### Records for processing
--- begin ---

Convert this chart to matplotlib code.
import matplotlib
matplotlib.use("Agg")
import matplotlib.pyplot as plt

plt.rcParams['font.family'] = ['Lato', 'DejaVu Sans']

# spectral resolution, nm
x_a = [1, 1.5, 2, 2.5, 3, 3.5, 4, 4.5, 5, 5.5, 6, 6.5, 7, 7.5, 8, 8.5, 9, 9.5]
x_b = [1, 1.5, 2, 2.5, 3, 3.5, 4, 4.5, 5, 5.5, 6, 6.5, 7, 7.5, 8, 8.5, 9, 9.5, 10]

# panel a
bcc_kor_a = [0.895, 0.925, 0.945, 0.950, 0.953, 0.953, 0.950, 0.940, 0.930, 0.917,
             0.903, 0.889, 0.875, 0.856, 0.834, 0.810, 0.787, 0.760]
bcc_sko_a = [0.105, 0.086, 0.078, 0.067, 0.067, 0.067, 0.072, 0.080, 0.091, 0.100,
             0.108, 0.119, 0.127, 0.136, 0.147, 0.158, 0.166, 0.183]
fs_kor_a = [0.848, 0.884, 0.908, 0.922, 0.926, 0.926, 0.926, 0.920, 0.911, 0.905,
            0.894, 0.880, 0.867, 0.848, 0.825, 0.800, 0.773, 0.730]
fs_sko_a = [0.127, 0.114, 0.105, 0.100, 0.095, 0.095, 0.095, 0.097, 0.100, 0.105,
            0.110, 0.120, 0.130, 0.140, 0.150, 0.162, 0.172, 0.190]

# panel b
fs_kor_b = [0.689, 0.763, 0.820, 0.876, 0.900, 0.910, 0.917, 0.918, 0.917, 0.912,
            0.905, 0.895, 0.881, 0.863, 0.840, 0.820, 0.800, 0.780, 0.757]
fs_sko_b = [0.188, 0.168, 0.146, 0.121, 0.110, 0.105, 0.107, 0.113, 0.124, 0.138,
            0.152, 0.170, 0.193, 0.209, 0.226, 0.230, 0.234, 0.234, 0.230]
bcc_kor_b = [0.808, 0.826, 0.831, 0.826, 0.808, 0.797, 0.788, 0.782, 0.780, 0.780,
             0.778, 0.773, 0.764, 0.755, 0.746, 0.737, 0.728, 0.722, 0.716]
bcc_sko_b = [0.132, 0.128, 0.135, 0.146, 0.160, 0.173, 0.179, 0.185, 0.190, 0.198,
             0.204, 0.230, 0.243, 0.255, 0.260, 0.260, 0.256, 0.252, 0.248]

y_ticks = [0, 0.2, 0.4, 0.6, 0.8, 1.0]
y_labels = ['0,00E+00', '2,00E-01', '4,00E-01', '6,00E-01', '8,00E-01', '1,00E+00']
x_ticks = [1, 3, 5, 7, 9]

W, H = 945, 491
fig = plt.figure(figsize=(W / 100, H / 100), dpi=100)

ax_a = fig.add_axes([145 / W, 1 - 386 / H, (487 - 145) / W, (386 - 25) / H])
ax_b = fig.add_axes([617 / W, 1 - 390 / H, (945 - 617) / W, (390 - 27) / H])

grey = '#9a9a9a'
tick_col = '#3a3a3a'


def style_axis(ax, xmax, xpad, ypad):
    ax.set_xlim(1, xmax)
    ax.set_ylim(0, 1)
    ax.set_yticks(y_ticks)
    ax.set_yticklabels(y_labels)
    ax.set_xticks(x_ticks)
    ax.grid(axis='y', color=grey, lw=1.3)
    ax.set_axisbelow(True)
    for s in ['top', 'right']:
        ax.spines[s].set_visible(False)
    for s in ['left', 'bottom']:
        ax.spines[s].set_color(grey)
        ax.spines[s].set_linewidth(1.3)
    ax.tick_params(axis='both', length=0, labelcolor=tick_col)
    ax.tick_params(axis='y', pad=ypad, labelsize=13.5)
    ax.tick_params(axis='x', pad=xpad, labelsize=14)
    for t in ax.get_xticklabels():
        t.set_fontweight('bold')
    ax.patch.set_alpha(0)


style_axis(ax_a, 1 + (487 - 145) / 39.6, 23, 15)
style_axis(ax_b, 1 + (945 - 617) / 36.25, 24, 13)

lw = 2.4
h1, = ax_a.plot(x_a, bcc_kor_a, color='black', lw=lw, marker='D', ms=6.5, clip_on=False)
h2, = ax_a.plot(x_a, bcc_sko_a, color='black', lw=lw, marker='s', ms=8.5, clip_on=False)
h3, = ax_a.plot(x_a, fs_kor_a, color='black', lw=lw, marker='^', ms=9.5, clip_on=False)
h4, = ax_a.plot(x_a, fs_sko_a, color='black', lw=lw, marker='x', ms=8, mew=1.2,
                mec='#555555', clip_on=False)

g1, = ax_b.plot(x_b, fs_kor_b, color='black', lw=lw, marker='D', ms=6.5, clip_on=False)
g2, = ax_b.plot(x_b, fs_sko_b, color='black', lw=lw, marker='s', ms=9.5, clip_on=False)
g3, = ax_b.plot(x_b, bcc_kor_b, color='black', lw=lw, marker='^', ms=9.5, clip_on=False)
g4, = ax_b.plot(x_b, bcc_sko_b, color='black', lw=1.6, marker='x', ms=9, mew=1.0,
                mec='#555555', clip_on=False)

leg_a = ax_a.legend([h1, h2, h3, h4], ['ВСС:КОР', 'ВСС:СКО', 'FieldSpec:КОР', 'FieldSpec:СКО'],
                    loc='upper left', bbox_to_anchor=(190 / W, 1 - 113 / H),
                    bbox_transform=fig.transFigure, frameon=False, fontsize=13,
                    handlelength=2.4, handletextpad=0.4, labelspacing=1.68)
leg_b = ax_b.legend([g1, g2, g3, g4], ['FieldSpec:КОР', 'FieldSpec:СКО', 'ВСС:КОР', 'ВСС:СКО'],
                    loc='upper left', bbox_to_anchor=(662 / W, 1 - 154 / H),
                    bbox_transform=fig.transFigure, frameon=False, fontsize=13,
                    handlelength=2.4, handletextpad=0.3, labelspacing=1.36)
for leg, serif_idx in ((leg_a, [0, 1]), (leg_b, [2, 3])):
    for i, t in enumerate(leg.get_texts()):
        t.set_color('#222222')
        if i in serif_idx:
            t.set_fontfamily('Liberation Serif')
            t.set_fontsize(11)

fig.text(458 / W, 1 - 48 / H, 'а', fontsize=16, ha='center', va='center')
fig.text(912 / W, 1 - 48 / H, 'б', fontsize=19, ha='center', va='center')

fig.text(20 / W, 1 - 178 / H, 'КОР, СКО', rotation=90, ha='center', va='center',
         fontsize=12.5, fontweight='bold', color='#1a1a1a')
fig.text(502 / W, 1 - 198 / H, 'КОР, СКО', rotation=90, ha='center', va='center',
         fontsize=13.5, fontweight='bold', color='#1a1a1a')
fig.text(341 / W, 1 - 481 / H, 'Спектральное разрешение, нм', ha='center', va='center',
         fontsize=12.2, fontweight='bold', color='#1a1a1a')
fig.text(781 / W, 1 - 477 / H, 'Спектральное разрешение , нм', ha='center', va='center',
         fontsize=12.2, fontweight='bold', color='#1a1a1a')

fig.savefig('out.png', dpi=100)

--- end ---
--- begin ---

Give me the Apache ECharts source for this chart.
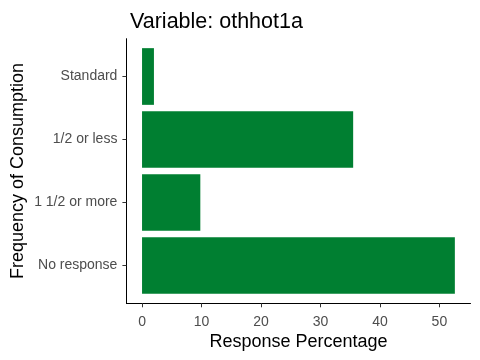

--- end ---

### Exercise directions
Print exactly the lines from the line with "Convert this chart to matplotlib code." to the line with "plt.rcParams['font.family'] = ['Lato', 'DejaVu", both included, and nothing else.

### Right answer
Convert this chart to matplotlib code.
import matplotlib
matplotlib.use("Agg")
import matplotlib.pyplot as plt

plt.rcParams['font.family'] = ['Lato', 'DejaVu Sans']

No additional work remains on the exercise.